A newly disclosed software flaw is turning a popular website platform into an attack surface. A critical vulnerability in Joomla, one of the world’s most widely used content management systems, has been added to the U.S. Cybersecurity and Infrastructure Security Agency’s list of bugs already exploited in the wild, raising the stakes for any organization that uses the software to run public‑facing sites or internal portals.

The flaw, tracked as CVE‑2026‑48907, carries the maximum possible CVSS severity score of 10.0, indicating both ease of exploitation and severe potential impact. Security researchers report that the bug resides in the Joomla Content Editor (JCE) component, where misconfigured editor profiles can allow attackers to upload and execute arbitrary PHP code on a vulnerable server. In practice, that means a successful attacker can go far beyond defacing a website: they can gain remote code execution, plant backdoors, steal data, pivot deeper into the network, or use the compromised host as a launchpad for attacks on others.

Affected versions span JCE releases from 1.0.0 through 2.9.99.4, according to public advisories. The developers have issued a patch in version 2.9.99.5, but CISA’s decision to add the vulnerability to its Known Exploited Vulnerabilities catalog signals that threat actors are not waiting for organizations to catch up. Once a flaw appears on that list, U.S. federal agencies are typically given a deadline to apply patches or mitigate the risk, and private‑sector defenders treat it as a high priority.

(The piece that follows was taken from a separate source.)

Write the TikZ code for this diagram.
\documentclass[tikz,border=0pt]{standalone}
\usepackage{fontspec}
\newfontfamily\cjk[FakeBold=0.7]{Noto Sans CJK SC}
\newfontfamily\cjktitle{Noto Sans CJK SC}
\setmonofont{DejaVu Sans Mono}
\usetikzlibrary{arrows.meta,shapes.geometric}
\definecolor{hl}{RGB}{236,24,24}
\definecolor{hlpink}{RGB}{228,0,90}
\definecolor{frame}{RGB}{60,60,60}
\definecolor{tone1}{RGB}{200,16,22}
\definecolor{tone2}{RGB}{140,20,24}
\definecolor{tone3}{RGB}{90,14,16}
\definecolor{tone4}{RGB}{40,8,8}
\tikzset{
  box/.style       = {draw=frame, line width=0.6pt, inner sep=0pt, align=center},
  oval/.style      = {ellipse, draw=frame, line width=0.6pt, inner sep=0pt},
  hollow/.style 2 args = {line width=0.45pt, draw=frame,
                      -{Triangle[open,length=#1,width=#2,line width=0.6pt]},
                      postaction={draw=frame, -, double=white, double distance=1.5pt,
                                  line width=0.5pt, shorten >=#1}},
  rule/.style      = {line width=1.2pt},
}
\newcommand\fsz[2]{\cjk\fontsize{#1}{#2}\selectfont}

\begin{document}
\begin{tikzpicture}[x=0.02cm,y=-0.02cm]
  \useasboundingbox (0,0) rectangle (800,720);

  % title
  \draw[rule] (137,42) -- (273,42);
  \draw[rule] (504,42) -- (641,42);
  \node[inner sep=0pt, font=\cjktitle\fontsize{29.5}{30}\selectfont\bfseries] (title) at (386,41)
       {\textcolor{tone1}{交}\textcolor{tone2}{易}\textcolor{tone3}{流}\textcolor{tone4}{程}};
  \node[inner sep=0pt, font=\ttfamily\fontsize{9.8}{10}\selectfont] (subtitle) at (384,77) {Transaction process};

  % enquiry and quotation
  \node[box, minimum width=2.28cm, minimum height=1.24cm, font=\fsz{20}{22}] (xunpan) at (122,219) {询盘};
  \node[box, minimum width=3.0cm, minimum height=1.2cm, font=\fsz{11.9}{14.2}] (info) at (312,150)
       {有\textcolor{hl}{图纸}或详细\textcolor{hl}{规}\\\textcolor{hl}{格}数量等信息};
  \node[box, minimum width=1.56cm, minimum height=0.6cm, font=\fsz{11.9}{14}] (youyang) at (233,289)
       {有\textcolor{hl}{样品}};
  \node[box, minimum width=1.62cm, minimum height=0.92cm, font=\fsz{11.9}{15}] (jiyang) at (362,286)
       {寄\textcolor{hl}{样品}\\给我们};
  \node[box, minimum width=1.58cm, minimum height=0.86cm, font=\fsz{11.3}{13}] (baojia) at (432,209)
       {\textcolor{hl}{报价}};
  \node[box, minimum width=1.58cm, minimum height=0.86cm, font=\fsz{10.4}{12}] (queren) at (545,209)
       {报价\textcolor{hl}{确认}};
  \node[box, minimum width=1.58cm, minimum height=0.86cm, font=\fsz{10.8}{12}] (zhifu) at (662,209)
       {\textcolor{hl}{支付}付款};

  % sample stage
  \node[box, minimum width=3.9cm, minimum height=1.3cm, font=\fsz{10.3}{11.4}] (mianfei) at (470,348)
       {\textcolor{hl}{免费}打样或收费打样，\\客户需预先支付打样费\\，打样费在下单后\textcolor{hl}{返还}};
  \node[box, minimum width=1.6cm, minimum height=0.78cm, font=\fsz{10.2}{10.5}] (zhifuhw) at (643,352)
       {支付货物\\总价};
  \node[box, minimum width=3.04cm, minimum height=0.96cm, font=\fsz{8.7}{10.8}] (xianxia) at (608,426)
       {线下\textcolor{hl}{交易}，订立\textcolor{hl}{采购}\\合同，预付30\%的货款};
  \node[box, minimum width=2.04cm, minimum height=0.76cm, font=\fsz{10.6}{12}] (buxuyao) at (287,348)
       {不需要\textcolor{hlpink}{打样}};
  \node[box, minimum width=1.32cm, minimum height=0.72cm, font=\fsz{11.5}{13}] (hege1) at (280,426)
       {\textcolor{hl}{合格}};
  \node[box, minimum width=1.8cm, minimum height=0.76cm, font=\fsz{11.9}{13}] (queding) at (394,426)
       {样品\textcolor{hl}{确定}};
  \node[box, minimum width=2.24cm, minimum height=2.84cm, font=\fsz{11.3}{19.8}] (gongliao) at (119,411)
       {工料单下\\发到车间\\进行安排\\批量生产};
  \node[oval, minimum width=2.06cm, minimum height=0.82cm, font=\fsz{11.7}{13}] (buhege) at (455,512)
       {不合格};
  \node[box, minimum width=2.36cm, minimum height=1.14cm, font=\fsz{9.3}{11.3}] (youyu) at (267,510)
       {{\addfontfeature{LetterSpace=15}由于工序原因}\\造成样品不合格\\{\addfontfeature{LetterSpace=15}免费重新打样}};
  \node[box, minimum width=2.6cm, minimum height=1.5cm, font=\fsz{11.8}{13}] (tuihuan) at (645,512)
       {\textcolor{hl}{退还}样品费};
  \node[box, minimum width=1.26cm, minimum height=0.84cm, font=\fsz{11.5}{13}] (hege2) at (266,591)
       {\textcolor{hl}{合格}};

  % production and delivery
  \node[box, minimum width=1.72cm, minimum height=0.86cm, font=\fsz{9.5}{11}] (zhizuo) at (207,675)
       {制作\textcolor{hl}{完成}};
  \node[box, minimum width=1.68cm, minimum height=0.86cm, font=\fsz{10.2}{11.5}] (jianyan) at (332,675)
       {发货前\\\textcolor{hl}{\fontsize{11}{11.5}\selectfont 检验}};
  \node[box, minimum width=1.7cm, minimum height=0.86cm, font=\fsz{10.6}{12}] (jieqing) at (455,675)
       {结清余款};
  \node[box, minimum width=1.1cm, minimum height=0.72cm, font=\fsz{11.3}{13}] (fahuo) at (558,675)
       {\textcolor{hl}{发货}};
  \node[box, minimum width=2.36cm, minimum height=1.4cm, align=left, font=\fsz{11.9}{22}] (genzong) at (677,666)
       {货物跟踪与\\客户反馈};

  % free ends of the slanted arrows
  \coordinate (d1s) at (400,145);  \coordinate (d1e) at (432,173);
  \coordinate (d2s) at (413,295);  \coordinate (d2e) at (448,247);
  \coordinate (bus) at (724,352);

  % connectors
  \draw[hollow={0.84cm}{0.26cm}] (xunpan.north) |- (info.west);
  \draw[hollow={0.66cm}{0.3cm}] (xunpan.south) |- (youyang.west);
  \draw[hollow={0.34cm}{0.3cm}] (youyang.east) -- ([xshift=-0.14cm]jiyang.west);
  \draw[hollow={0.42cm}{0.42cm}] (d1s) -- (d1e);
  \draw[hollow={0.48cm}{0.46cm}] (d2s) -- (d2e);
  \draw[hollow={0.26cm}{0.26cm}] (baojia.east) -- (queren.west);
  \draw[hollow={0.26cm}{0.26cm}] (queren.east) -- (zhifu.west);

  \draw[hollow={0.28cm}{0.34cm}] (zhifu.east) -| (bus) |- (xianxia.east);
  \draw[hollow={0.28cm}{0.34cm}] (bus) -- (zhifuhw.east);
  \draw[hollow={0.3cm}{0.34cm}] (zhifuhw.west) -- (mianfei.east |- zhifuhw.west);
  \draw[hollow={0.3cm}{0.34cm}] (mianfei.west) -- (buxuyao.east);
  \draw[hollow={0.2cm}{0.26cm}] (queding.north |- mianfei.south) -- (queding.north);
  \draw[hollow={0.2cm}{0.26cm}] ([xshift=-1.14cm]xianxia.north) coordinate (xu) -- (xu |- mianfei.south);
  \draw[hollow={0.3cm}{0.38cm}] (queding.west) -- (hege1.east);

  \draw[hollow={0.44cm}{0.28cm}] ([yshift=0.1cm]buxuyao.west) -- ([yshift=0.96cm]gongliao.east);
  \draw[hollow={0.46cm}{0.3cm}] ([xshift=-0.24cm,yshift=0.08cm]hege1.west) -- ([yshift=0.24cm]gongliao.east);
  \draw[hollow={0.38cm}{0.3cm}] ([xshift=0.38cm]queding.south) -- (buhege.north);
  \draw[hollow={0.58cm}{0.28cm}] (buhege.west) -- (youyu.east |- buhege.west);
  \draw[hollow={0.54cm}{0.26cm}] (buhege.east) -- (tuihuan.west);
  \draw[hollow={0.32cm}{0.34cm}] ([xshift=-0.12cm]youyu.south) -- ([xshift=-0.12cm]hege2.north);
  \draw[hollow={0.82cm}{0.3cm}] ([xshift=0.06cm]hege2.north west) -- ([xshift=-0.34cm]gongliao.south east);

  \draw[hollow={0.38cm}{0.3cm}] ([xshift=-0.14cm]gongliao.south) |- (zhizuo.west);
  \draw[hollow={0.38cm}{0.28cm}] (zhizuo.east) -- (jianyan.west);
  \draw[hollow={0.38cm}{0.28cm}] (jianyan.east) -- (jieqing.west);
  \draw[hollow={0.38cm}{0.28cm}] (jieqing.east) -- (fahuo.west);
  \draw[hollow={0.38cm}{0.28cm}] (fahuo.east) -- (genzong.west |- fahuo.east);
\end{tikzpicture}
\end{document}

The human and operational stakes are broader than a single plugin. Joomla underpins thousands of sites used by municipalities, schools, NGOs, small and medium‑sized businesses, and some larger enterprises. Many of those organizations lack dedicated security teams and may not even realize they are running the vulnerable JCE component. For them, a compromise can mean website outages, ransom demands, exposure of citizen or customer data, and reputational damage that is hard to repair. For managed service providers that host or maintain Joomla sites for multiple clients, a single unpatched instance can become a conduit for supply‑chain attacks.

From a strategic perspective, known‑exploited web application flaws like CVE‑2026‑48907 are one of the cheapest tools in the offensive cyber toolkit. Criminal groups can automate scans across the internet to find vulnerable Joomla installations and then deploy commodity malware or ransomware at scale. State‑aligned actors can selectively target high‑value sites—local governments, media, or organizations in critical sectors—to gather intelligence or pre‑position access. Because the bug grants code execution on the web server, it also offers a potential jumping‑off point into adjacent systems, such as databases or back‑office applications that share credentials.

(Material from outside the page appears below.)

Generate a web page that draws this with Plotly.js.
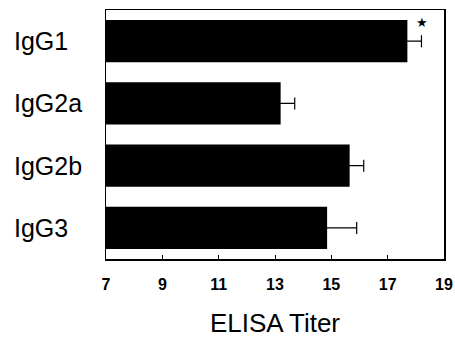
<!DOCTYPE html>
<html><head><meta charset="utf-8">
<script src="https://cdn.plot.ly/plotly-3.0.1.min.js"></script>
<style>html,body{margin:0;padding:0;background:#fff}#c{width:455px;height:343px}</style>
</head><body><div id="c"></div>
<script>
const categories = ["IgG1", "IgG2a", "IgG2b", "IgG3"];
const titers = [17.7, 13.2, 15.65, 14.85];
const errors = [0.5, 0.5, 0.5, 1.05];
const tickVals = [7, 9, 11, 13, 15, 17, 19];
const tickText = ["7", "9", "11", "13", "15", "17", "19"];
const starCategory = "IgG1";

const trace = {
  type: "bar", orientation: "h",
  y: categories, x: titers, base: 0,
  marker: {color: "#000", line: {width: 0}},
  error_x: {type: "data", array: errors, symmetric: true, color: "#000", thickness: 1.2, width: 6},
  width: 0.68, hoverinfo: "skip"
};

const annotations = categories.map(c => ({
  xref: "paper", yref: "y", x: -0.278, y: c, xanchor: "left", yanchor: "middle",
  text: c, showarrow: false, font: {family: "Liberation Sans, Arial", size: 25, color: "#000"}
}));
const si = categories.indexOf(starCategory);
annotations.push({
  xref: "x", yref: "y", x: titers[si] + errors[si], y: starCategory, yshift: 19, xshift: 1,
  text: "★", showarrow: false, font: {size: 13, color: "#000"}
});

const layout = {
  width: 455, height: 343,
  margin: {l: 106, r: 11, t: 10, b: 84},
  paper_bgcolor: "#fff", plot_bgcolor: "#fff",
  showlegend: false,
  xaxis: {
    range: [7, 19], tickvals: tickVals, ticktext: tickText,
    ticks: "inside", ticklen: 4, tickwidth: 1, tickcolor: "#000",
    showgrid: false, zeroline: false,
    showline: true, linecolor: "#000", linewidth: 1.5, mirror: true,
    tickfont: {family: "Liberation Sans Narrow, Arial Narrow, Liberation Sans", size: 16, color: "#000", weight: "bold"},
    ticklabelstandoff: 10,
    title: {text: "ELISA Titer", font: {family: "Liberation Sans, Arial", size: 26, color: "#000"}, standoff: 22}
  },
  yaxis: {
    type: "category", categoryorder: "array", categoryarray: categories,
    autorange: false, range: [3.5, -0.5],
    showticklabels: false, ticks: "", showgrid: false, zeroline: false,
    showline: true, linecolor: "#000", linewidth: 1.5, mirror: true
  },
  annotations: annotations
};
Plotly.newPlot("c", [trace], layout, {staticPlot: true, displayModeBar: false});
</script></body></html>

This incident also reflects a recurring pattern: widely used open‑source or low‑cost components embedded in countless systems become single points of failure when a severe bug is found. Organizations often struggle to maintain an accurate inventory of such components, especially when sites were built by third‑party contractors years ago. As a result, even when a vendor releases a patch quickly, the gap between “fix available” and “fix applied everywhere it needs to be” can be measured in weeks or months—time that attackers actively exploit.

In cyber risk, visibility is as important as velocity. A flaw that lets attackers run code on your server is dangerous; a flaw that does that on a system you have forgotten you depend on is worse.

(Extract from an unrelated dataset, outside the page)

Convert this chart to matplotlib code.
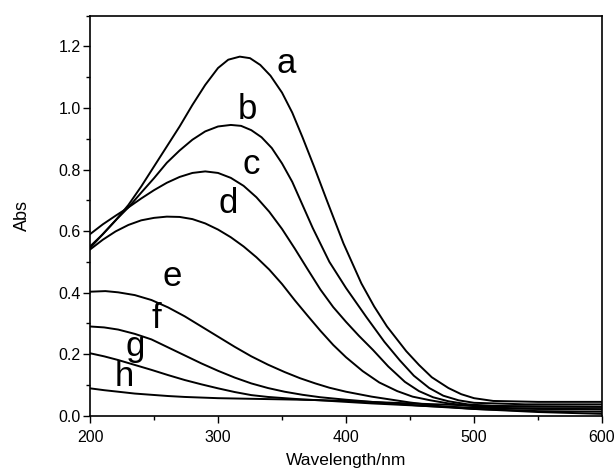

The critical questions now are how many publicly reachable Joomla sites remain on vulnerable versions of JCE, how quickly hosting providers and web developers can roll out the 2.9.99.5 update or other mitigations, and whether incident responders start to see clusters of compromises traceable to this exploit path. Signals to watch include scanning activity for Joomla‑specific endpoints, emergence of turnkey exploit modules in common attack frameworks, and any advisories from national cybersecurity agencies beyond CISA, which would suggest a wider uptick in real‑world attacks.